Интересное дело по Эвенкии. Туда завозится дизтопливо, отпускная цена которого 50 рублей за литр. Начали разбираться: «Красноярскнефтепродукт» как поставщик продает топливо по 35 рублей, плюс «Эвенкиянефтепродукт» положила себе 15 рублей на проживание. Но ведь для Крайнего Севера сохранилось государственное регулирование цен. Начали спрашивать у одного министра (вы его знаете, он сейчас в суде на другие вопросы отвечает): как же вы так регулировали, что дизтопливо для Эвенкии стоит так дорого? Сейчас совместно с прокуратурой пытаемся получить ответ.
– Нарушать антимонопольное законодательство вообще рентабельно?
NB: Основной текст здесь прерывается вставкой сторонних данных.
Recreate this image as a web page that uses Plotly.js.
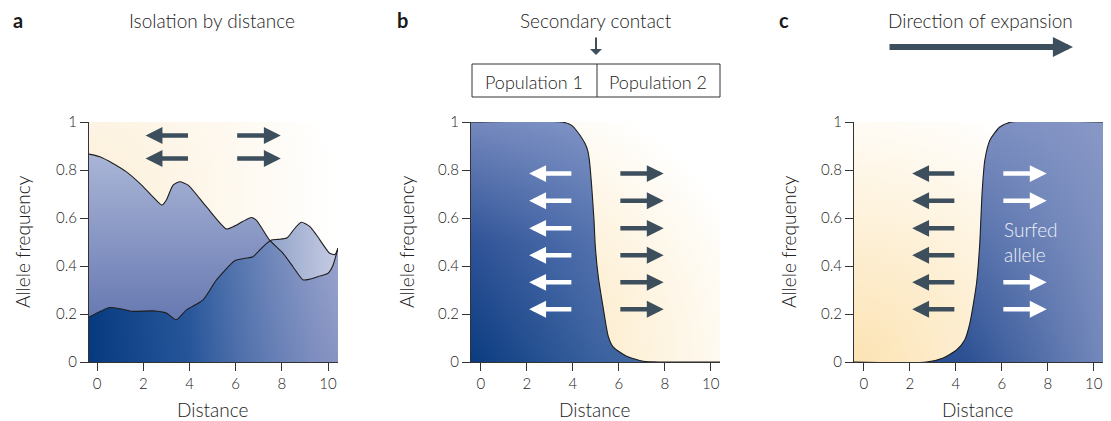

– Сейчас уже нерентабельно, поскольку существует устоявшаяся система наказаний. Есть пример энергетиков, которые заплатят 107 миллионов за три не там установленных счетчика. Подобных заявлений у нас несколько сотен, и краевая МРСК вполне может стать банкротом. Теперь судите – рентабельно нарушать или нет. Или издатель газеты допустил пять нарушений закона о рекламе, за каждое заплатит по 100 тысяч. В этом случае нерентабельность также очевидна.